I think back fondly to my late teenage years in the early noughties — Fridays at Fabric, Saturdays at Camden Palace — and my 20s spent in Soho, clubs in Ibiza and festivals in Barcelona; I wish I'd witnessed Fat Tony in his heyday.
"Crazy" is a fitting description of Marnach's staggering ascent to fashion fame. He was born and raised in South London and his first gig, when he was 16, was at the Lyceum — then a club, now a theatre and home to The Lion King musical. Within a few years house music arrived in London and the city's nightlife was at a peak — Marnach became a fixture on the Soho circuit, playing at the members' club Fred's, where he met Kate Moss in the late 1980s. "She'd turn up after school and get so drunk on Long Island iced teas, I'd have to put her in the office to sleep it off." He recalls Naomi Campbell at "13 or 15, sitting on the steps outside [Boy] George's house. She was a massive Culture Club fan!" Marnach helped Boy George get sober 12 years ago. "I've been best friends with him since I was 13," he says. George is also responsible for the Fat Tony moniker. (Marnach weighed 114kg in his teens.) "I moved in with him and got him clean. I got lots of people clean, people we've talked about but I won't name names."

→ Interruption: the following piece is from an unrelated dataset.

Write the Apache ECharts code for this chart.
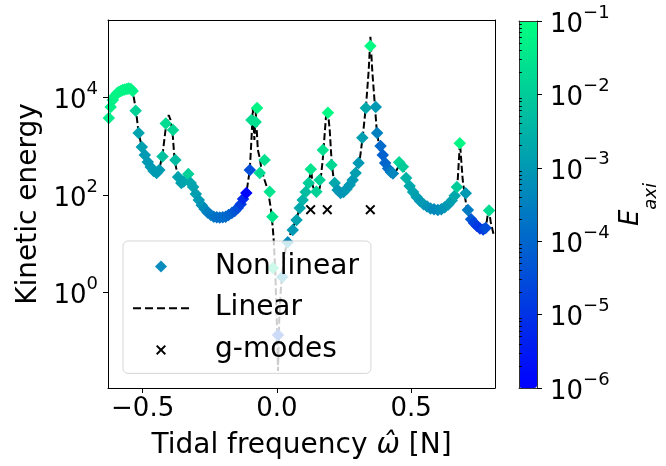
<!DOCTYPE html>
<html><head><meta charset="utf-8">
<script src="https://cdn.jsdelivr.net/npm/echarts@6/dist/echarts.min.js"></script>
<style>html,body{margin:0;padding:0;background:#fff}#c{width:666px;height:466px}</style>
</head><body><div id="c"></div>
<script>
// ---- data ----
const linearX = [-0.628,-0.619,-0.604,-0.585,-0.567,-0.548,-0.537,-0.526,-0.515,-0.503,-0.489,-0.474,-0.459,-0.448,-0.437,-0.426,-0.414,-0.403,-0.396,-0.388,-0.381,-0.370,-0.358,-0.343,-0.332,-0.321,-0.310,-0.299,-0.287,-0.269,-0.250,-0.232,-0.213,-0.194,-0.176,-0.157,-0.139,-0.124,-0.112,-0.101,-0.094,-0.090,-0.084,-0.079,-0.071,-0.064,-0.057,-0.046,-0.034,-0.0235,-0.016,-0.012,-0.0063,-0.0007,0.0041,0.0086,0.0142,0.0216,0.0328,0.0440,0.0589,0.0738,0.0850,0.0961,0.1073,0.1185,0.1277,0.1333,0.1463,0.1594,0.1705,0.1836,0.1891,0.1966,0.2040,0.2152,0.2338,0.2524,0.2710,0.2897,0.3083,0.3195,0.3325,0.3418,0.3481,0.3548,0.3641,0.3716,0.3827,0.3939,0.4051,0.4200,0.4311,0.4460,0.4572,0.4684,0.4833,0.5019,0.5205,0.5391,0.5577,0.5763,0.5987,0.6173,0.6359,0.6508,0.6657,0.6732,0.6787,0.6817,0.6862,0.6918,0.6992,0.7078,0.7215,0.7364,0.7513,0.7662,0.7774,0.7848,0.7897,0.7960,0.8072];
const linearY = [3430,6040,10100,12800,14400,14400,13100,6040,1860,961,600,392,310,282,357,659,2350,4340,3430,1690,520,257,176,185,245,185,127,91,65.4,47,38.9,35.4,34.6,35.4,38.9,44.9,56.9,79,127,325,1690,6040,1340,5000,834,572,325,203,127,56.9,23.2,12.0,2.92,0.276,0.0249,0.276,1.13,2.92,8.2,13.2,21.1,33.8,54.2,79,127,185,325,153,100,139,520,4700,5500,2140,452,139,105,110,176,245,520,1560,7540,36200,174000,36200,7540,2140,834,520,357,282,257,325,431,357,203,127,91,72,59.6,51.7,49.3,51.7,62.4,75,105,203,659,1160,520,203,100,49.3,32.2,25.5,21.1,19.2,21.1,38.9,49.3,28.0,15.2];

const nonlinX = [-0.626,-0.619,-0.611,-0.604,-0.596,-0.589,-0.581,-0.574,-0.567,-0.559,-0.552,-0.544,-0.537,-0.526,-0.515,-0.503,-0.492,-0.481,-0.470,-0.459,-0.448,-0.438,-0.426,-0.414,-0.387,-0.378,-0.368,-0.356,-0.347,-0.330,-0.321,-0.312,-0.302,-0.291,-0.280,-0.269,-0.258,-0.246,-0.235,-0.224,-0.213,-0.202,-0.191,-0.180,-0.168,-0.157,-0.146,-0.135,-0.126,-0.114,-0.101,-0.095,-0.079,-0.074,-0.064,-0.046,-0.027,-0.017,-0.015,0.0041,0.020,0.040,0.059,0.073,0.085,0.096,0.107,0.118,0.126,0.147,0.159,0.171,0.190,0.203,0.215,0.226,0.237,0.248,0.259,0.271,0.282,0.293,0.304,0.318,0.331,0.348,0.368,0.373,0.386,0.394,0.403,0.414,0.424,0.432,0.455,0.469,0.481,0.494,0.507,0.520,0.533,0.546,0.559,0.572,0.585,0.599,0.612,0.625,0.638,0.651,0.662,0.670,0.681,0.703,0.711,0.723,0.734,0.745,0.756,0.768,0.777,0.790];
const nonlinY = [3770,6300,8800,10600,12000,12800,13500,14100,14400,14800,15100,14800,13400,5300,1860,961,659,473,374,310,282,325,612,2900,2140,520,234,176,190,270,176,146,105,79,62,51.7,44,38.9,36,35,34.6,35,36,38.9,42.8,47,54,65,83,110,325,3430,3120,6040,282,520,117,36,3.2,0.136,2.1,10.8,19.2,30.7,54.2,79,115,176,336,117,203,834,4800,411,176,127,110,115,132,160,203,282,452,1490,6040,112000,6300,1860,1007,659,452,350,296,276,470,380,223,153,115,91,75,65,58,53,51,49.3,51,56,64,77,96,146,1140,108,49.3,32,26.6,23.2,20.6,19.7,21,48];
const nonlinE = [0.04,0.05,0.05,0.056,0.06,0.06,0.063,0.063,0.063,0.063,0.06,0.06,0.056,0.0126,0.0016,0.0013,0.0011,0.001,0.001,0.001,0.001,0.0011,0.0063,0.02,0.016,0.005,0.0016,0.0013,0.0016,0.0126,0.002,0.0016,0.0013,0.001,7.9e-4,5e-4,3.2e-4,2.5e-4,2e-4,1.6e-4,1.4e-4,1.3e-4,1.26e-4,1e-4,7.9e-5,5e-5,3.2e-5,1.6e-5,6.3e-6,1.3e-6,3.2e-5,0.02,0.025,0.063,0.02,0.025,0.0316,0.0316,0.025,3e-5,5e-4,5e-4,0.001,0.0016,0.002,0.0032,0.005,0.01,0.0316,0.0126,0.0126,0.025,0.079,0.016,0.002,0.001,7.9e-4,7.9e-4,0.001,0.001,0.001,0.0013,0.001,0.0013,0.002,0.079,0.001,3.2e-4,1.26e-4,7.9e-5,1e-4,1.26e-4,2.5e-4,4e-4,0.016,0.01,0.0032,0.002,0.0016,0.0013,0.001,0.001,7.9e-4,6.3e-4,5e-4,5e-4,6.3e-4,7.9e-4,0.001,0.0013,0.002,0.01,0.063,0.001,2.5e-4,5e-5,2e-5,1.26e-5,1e-5,1.6e-5,3.2e-5,0.02];

const gmodeX = [0.1255, 0.1876, 0.3477];
const gmodeY = [50, 50, 50];

const xTicks = [-0.5, 0, 0.5];
const yTicks = [1, 100, 10000];
const cbTicks = [1e-6, 1e-5, 1e-4, 1e-3, 1e-2, 1e-1];
const cbMinor = [2e-6,3e-6,4e-6,5e-6,6e-6,7e-6,8e-6,9e-6,2e-5,3e-5,4e-5,5e-5,6e-5,7e-5,8e-5,9e-5,2e-4,3e-4,4e-4,5e-4,6e-4,7e-4,8e-4,9e-4,2e-3,3e-3,4e-3,5e-3,6e-3,7e-3,8e-3,9e-3,2e-2,3e-2,4e-2,5e-2,6e-2,7e-2,8e-2,9e-2];

// ---- chart ----
const FONT = 'DejaVu Sans';
const xMin = -0.629, xMax = 0.812, yMin = 0.0112, yMax = 3.82e5;
const XPATH = 'path://M1.4,0L5,3.6L8.6,0L10,1.4L6.4,5L10,8.6L8.6,10L5,6.4L1.4,10L0,8.6L3.6,5L0,1.4Z';
// legend icons drawn in a 56x12 box (corner points fix the box)
const BOX = 'M0,0L0,0M56,12L56,12';
const ICON_DIAMOND = 'path://' + BOX + 'M28,-0.5L34.5,6L28,12.5L21.5,6Z';
const ICON_DASH = 'path://' + BOX + 'M0,5L8,5L8,7L0,7ZM12,5L20,5L20,7L12,7ZM24,5L32,5L32,7L24,7ZM36,5L44,5L44,7L36,7ZM48,5L56,5L56,7L48,7Z';
const ICON_X = 'path://' + BOX + 'M24.4,1L28,4.6L31.6,1L33,2.4L29.4,6L33,9.6L31.6,11L28,7.4L24.4,11L23,9.6L26.6,6L23,2.4Z';

function powLabel(v) {
  const e = Math.round(Math.log10(v));
  return '{b|10}{s|' + (e < 0 ? '\u2212' : '') + Math.abs(e) + '}';
}
function xLabel(v) {
  return (v < 0 ? '\u2212' : '') + Math.abs(v).toFixed(1);
}
const richPow = {
  b: {fontSize: 26, lineHeight: 34, verticalAlign: 'bottom', fontFamily: FONT, color: '#000'},
  s: {fontSize: 18, lineHeight: 18, verticalAlign: 'top', fontFamily: FONT, color: '#000'}
};
const blackLine = {show: true, onZero: false, lineStyle: {color: '#000', width: 1}};
const cbLine = {show: true, onZero: false, lineStyle: {color: '#333', width: 1}};
const off = {show: false};

const nonlinData = nonlinX.map((x, i) => [x, nonlinY[i], Math.log10(nonlinE[i])]);
const linearData = linearX.map((x, i) => [x, linearY[i]]);
const gmodeData = gmodeX.map((x, i) => [x, gmodeY[i]]);

const chart = echarts.init(document.getElementById('c'), null, {renderer: 'canvas'});
chart.setOption({
  animation: false,
  backgroundColor: '#fff',
  grid: [
    {left: 108, top: 20, right: 171, bottom: 78},
    {left: 519, top: 21, width: 18, height: 367}
  ],
  xAxis: [
    {gridIndex: 0, type: 'value', min: xMin, max: xMax, position: 'bottom', z: 10,
     axisLine: blackLine,
     axisTick: {show: true, customValues: xTicks, length: 5, lineStyle: {color: '#000', width: 1}},
     axisLabel: {customValues: xTicks, formatter: xLabel, fontSize: 26, fontFamily: FONT, color: '#000', margin: 8},
     splitLine: off,
     name: '{t|Tidal frequency }{w|\u03c9\u0302}{t| [N]}', nameLocation: 'middle', nameGap: 44,
     nameTextStyle: {fontSize: 28, fontFamily: FONT, color: '#000',
       rich: {t: {fontSize: 28, fontFamily: FONT, color: '#000'}, w: {fontSize: 28, fontFamily: FONT, fontStyle: 'italic', color: '#000'}}}
    },
    {gridIndex: 0, type: 'value', min: xMin, max: xMax, position: 'top', z: 10,
     axisLine: blackLine, axisTick: off, axisLabel: off, splitLine: off},
    {gridIndex: 1, type: 'value', min: 0, max: 1, position: 'bottom', z: 10,
     axisLine: cbLine, axisTick: off, axisLabel: off, splitLine: off},
    {gridIndex: 1, type: 'value', min: 0, max: 1, position: 'top', z: 10,
     axisLine: cbLine, axisTick: off, axisLabel: off, splitLine: off}
  ],
  yAxis: [
    {gridIndex: 0, type: 'log', min: yMin, max: yMax, position: 'left', z: 10,
     axisLine: blackLine,
     axisTick: {show: true, customValues: yTicks, length: 5, lineStyle: {color: '#000', width: 1}},
     axisLabel: {customValues: yTicks, formatter: powLabel, rich: richPow, fontFamily: FONT, color: '#000', margin: 10},
     splitLine: off, minorTick: off,
     name: 'Kinetic energy', nameLocation: 'middle', nameGap: 62,
     nameTextStyle: {fontSize: 28, fontFamily: FONT, color: '#000'}
    },
    {gridIndex: 0, type: 'log', min: yMin, max: yMax, position: 'right', z: 10,
     axisLine: blackLine, axisTick: off, axisLabel: off, splitLine: off},
    {gridIndex: 1, type: 'log', min: 1e-6, max: 1e-1, position: 'left', z: 10,
     axisLine: cbLine, axisTick: off, axisLabel: off, splitLine: off},
    {gridIndex: 1, type: 'log', min: 1e-6, max: 1e-1, position: 'right', z: 10,
     axisLine: cbLine,
     axisTick: {show: true, customValues: cbTicks, length: 5, lineStyle: {color: '#000', width: 1}},
     axisLabel: {customValues: cbTicks, formatter: powLabel, rich: richPow, fontFamily: FONT, color: '#000', margin: 13},
     splitLine: off,
     name: '{e|E}{s|axi}', nameLocation: 'middle', nameGap: 81,
     nameTextStyle: {fontFamily: FONT, color: '#000',
       rich: {e: {fontSize: 26, fontStyle: 'italic', lineHeight: 42, verticalAlign: 'top', fontFamily: FONT, color: '#000'},
              s: {fontSize: 18, fontStyle: 'italic', lineHeight: 18, verticalAlign: 'bottom', fontFamily: FONT, color: '#000'}}}
    },
    {gridIndex: 1, type: 'log', min: 1e-6, max: 1e-1, position: 'right', z: 10,
     axisLine: off,
     axisTick: {show: true, customValues: cbMinor, length: 2.8, lineStyle: {color: '#000', width: 1}},
     axisLabel: off, splitLine: off}
  ],
  visualMap: {
    type: 'continuous', seriesIndex: 0, dimension: 2, min: -6, max: -1,
    inRange: {color: ['#0000ff', '#00ff80']},
    left: 519, top: 21, itemWidth: 18, itemHeight: 367, padding: 0,
    calculable: false, showLabel: false, text: null, hoverLink: false, z: 1
  },
  legend: {
    orient: 'vertical', left: 123, top: 241, padding: [10.5, 12, 8.5, 10],
    itemGap: 11.7, itemWidth: 56, itemHeight: 12, z: 6, selectedMode: false,
    backgroundColor: 'rgba(255,255,255,0.8)', borderColor: 'rgba(204,204,204,0.8)', borderWidth: 1, borderRadius: 5,
    textStyle: {fontSize: 28, fontFamily: FONT, color: '#000', lineHeight: 30, padding: [0, 0, 0, 21]},
    data: [
      {name: 'Non linear', icon: ICON_DIAMOND, itemStyle: {color: '#0a8cbf', borderWidth: 0}},
      {name: 'Linear', icon: ICON_DASH, itemStyle: {color: '#000', borderWidth: 0}},
      {name: 'g-modes', icon: ICON_X, itemStyle: {color: '#000', borderWidth: 0}}
    ]
  },
  series: [
    {name: 'Non linear', type: 'scatter', xAxisIndex: 0, yAxisIndex: 0, data: nonlinData,
     symbol: 'diamond', symbolSize: 12.5, itemStyle: {opacity: 1, color: '#0a8cbf'}, emphasis: {disabled: true}, z: 2},
    {name: 'Linear', type: 'line', xAxisIndex: 0, yAxisIndex: 0, data: linearData,
     symbol: 'none', lineStyle: {color: '#000', width: 2, type: [7, 3]}, itemStyle: {color: '#000'}, emphasis: {disabled: true}, z: 2},
    {name: 'g-modes', type: 'scatter', xAxisIndex: 0, yAxisIndex: 0, data: gmodeData,
     symbol: XPATH, symbolSize: 10, itemStyle: {opacity: 1, color: '#000'}, emphasis: {disabled: true}, z: 2}
  ]
});
</script>
</body></html>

We've talked about Naomi and Kate, but I don't like to ask — though Marnach does say later: "Kate's been clean for over two years. Me and my sober mates now have a better time than we ever did when we used to drink and take drugs." His own troubles with addiction are well documented. He took cocaine with Freddie Mercury and such was his love of ketamine that he used to stop playing mid-track, shouting through the microphone: "No K, no play!" Revellers were quick to offer up their stash. "It was the 1980s, the 1990s," he says. "Drugs were everywhere — everyone did them — and you could get away with anything because there was no social media." He says he spent "over £1m on drugs. That's a warning. I'm not bragging. I lost houses, I lost my sanity and I was bankrupt." Friendships crumbled, as did relationships. His long-term boyfriend James helped him to get clean but the relationship didn't last. He replaced drugs with sex for a while ("sleeping with up to eight blokes a day", he has said), but is now monogamous and happy with David.
Talk about a comeback. In a world without quarantine, if you can imagine such a thing, he normally plays "two to three" gigs a week, including a weekly residency at Ministry of Sound and charges anything from "£1000 for mates to upwards of £8000 for corporate gigs. Sometimes I play in return for clothes, sometimes I play for nothing at all, which is a great place to be." He helps recovering addicts, too.
"People reach out to me on social media every day asking about help for themselves or a family member and I respond to every single message I get," he says. Last November he partnered with the Terrence Higgins Trust to speak out about the importance of National HIV Testing Week.
Fashion month is his busiest time, but he's not worried about his income if the fashion weeks go online. "They'll still have parties." And they'll want him there. It's no wonder everyone loves Marnach; he's boisterous, affectionate and, much like his Instagram posts, has no filter.
"PC pisses me off," he says. "But I only take the piss out of people who deserve it." People like Donald Trump, Joe Exotic (if you know, you know) and rich people in general. He has a collection of 160,000 memes he has collected from various social media feeds over the years, posting anything that feels apt that day.
"When something pops into my head, I repost it. I get sent about 200 a day from people, but often they're ones I've already posted. Keep up! I make my own ones too. Those have Fat Tony watermarks on them, they come out of my mental head. If I can make people's lives better through music, through recovery or just through funny memes, then I'm a winner."